Elucidating the role of protein arginine methylation in regulating RNA-binding protein function

The amino acid arginine is one of the building blocks for making proteins in the cell. In some proteins, arginines can be chemically modified by addition of methyl groups. However, it is not clear why this happens and what the outcomes are.

This project seeks to solve this puzzle by studying a specific protein in budding yeast that has methylated arginines and that also appears to be important for allowing cells to grow in different environments. Key goals are to discover how the process of arginine methylation is controlled and how arginine methylation affects protein function. Also, the project will serve as a platform for improving science education and developing science educators across multiple levels, through integration of educational outreach during research training.

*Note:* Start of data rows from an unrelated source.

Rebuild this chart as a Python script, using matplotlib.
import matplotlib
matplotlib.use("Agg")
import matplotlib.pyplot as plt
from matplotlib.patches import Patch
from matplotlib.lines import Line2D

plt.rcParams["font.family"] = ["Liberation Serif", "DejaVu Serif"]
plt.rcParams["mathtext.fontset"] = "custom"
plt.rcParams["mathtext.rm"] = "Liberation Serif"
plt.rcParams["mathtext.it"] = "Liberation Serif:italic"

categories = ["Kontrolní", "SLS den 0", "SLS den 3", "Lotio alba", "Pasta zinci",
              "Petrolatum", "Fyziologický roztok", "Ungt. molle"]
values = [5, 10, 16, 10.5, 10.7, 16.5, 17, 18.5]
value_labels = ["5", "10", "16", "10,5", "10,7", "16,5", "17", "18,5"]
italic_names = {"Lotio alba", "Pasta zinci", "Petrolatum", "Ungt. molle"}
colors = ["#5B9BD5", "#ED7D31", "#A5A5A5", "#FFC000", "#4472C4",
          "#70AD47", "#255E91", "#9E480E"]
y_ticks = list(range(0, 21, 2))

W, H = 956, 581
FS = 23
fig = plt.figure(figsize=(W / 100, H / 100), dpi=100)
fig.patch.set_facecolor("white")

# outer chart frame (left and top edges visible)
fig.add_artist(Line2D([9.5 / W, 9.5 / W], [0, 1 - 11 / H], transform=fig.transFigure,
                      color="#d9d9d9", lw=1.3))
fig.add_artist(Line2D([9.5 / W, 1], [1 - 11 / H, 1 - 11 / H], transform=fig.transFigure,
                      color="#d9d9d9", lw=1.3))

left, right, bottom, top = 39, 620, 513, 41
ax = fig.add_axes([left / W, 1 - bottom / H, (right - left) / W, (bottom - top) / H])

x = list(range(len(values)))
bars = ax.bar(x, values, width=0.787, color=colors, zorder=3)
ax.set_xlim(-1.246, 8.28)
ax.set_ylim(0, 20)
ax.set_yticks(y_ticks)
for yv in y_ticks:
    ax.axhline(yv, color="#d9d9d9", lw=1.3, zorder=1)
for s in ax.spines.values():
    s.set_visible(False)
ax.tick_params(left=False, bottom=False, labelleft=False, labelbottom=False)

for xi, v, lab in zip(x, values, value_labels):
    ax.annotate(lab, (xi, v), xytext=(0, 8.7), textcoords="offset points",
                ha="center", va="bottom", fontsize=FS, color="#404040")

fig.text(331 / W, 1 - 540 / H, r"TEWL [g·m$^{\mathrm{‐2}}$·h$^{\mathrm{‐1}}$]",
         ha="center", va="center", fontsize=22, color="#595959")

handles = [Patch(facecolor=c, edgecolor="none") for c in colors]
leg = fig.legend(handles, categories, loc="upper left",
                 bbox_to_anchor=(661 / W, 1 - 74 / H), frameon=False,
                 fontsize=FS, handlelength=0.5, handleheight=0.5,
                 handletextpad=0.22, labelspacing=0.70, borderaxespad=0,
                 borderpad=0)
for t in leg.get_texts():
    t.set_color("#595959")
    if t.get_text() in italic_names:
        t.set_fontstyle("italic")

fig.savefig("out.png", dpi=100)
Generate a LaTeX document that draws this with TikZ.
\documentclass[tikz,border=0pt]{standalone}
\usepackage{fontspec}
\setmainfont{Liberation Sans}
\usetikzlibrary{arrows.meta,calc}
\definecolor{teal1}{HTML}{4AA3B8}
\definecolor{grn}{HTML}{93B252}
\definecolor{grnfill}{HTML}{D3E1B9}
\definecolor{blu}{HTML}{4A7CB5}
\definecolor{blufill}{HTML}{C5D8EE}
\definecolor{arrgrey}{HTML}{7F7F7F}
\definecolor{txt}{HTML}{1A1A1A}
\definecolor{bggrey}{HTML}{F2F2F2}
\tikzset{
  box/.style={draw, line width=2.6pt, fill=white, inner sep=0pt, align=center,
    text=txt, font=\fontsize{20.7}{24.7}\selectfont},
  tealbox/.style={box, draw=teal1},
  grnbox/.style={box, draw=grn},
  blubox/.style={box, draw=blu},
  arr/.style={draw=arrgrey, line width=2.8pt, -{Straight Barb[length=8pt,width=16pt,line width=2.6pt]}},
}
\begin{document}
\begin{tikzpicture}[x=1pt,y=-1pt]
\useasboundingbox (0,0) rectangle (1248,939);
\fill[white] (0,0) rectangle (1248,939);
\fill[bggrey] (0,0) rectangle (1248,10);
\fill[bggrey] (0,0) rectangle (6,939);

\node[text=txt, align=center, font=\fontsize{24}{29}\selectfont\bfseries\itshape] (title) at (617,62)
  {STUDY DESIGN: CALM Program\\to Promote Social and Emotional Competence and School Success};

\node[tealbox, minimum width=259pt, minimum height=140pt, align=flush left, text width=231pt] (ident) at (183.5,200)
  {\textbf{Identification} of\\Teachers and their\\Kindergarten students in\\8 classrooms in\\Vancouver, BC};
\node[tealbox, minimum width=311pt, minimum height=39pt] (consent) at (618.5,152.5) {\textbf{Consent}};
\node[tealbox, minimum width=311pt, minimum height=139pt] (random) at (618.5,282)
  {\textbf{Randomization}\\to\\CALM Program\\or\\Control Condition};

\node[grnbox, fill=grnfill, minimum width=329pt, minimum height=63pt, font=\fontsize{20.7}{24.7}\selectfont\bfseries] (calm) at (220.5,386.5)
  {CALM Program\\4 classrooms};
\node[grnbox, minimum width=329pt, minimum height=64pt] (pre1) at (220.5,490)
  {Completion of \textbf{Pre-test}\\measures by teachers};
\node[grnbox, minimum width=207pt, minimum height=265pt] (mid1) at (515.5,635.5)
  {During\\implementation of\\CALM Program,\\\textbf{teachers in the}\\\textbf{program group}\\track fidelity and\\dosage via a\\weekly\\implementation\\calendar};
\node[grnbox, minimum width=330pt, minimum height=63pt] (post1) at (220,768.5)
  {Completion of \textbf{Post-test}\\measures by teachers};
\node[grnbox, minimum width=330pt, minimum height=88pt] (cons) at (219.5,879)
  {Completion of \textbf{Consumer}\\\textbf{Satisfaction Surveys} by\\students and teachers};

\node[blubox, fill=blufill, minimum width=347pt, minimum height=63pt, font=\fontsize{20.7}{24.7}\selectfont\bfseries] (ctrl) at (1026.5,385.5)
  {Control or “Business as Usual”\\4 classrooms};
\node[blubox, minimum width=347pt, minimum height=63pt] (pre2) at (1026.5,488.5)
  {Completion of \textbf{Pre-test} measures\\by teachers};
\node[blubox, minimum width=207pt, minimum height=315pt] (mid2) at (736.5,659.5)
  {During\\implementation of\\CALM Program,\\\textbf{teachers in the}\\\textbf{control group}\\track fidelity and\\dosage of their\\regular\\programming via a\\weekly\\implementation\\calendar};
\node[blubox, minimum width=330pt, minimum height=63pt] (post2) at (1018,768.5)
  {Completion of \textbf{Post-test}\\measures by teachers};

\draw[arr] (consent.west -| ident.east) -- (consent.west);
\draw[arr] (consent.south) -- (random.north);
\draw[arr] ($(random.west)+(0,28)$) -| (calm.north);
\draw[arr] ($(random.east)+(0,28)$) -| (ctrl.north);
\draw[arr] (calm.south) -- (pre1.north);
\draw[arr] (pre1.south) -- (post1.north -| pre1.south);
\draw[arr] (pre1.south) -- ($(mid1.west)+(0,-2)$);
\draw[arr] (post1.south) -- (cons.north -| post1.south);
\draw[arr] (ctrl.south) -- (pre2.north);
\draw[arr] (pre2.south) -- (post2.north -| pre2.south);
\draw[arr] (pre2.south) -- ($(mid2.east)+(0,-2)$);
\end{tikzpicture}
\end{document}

This includes specific outreach activities aimed at K-12 level. Recruitment of underrepresented minority, women, and persons with disabilities will be emphasized.

In eukaryotes, many RNA-binding proteins harbor protein arginine methylation. This post-translational modification is catalyzed by a family of evolutionarily conserved enzymes known as protein arginine methyltransferases (PRMT). Genetic studies have revealed that protein arginine methylation contributes to the function of RNA-binding proteins, but it is not clear how this post-translational modification is regulated, and what the biological consequences of such regulation are.

This project will address these questions by studying a model RNA-binding protein (called Npl3) in the budding yeast Saccharomyces cerevisiae. Npl3 is methylated on arginines by the major PRMT enzyme in yeast. When methylated, Npl3 promotes splicing of pre-mRNAs that function at different times in the growth cycle.

The goals of this project are to examine the molecular mechanisms by which protein arginine methylation in Npl3 is regulated and the consequences of such regulation at both molecular and cellular levels. A multi-faceted approach using molecular biology, biochemistry, proteomics, and genomic technologies will be utilized to carry out these studies. The outcomes are expected to improve our understanding of the dynamics of protein arginine methylation and its effects on cellular adaptation to growth under different environmental conditions.

This research is co-funded by the Genetic Mechanisms and the Cellular Dynamics and Function programs in the Division of Molecular and Cellular Biosciences in the Directorate of Biological Sciences.

This award reflects NSF's statutory mission and has been deemed worthy of support through evaluation using the Foundation's intellectual merit and broader impacts review criteria.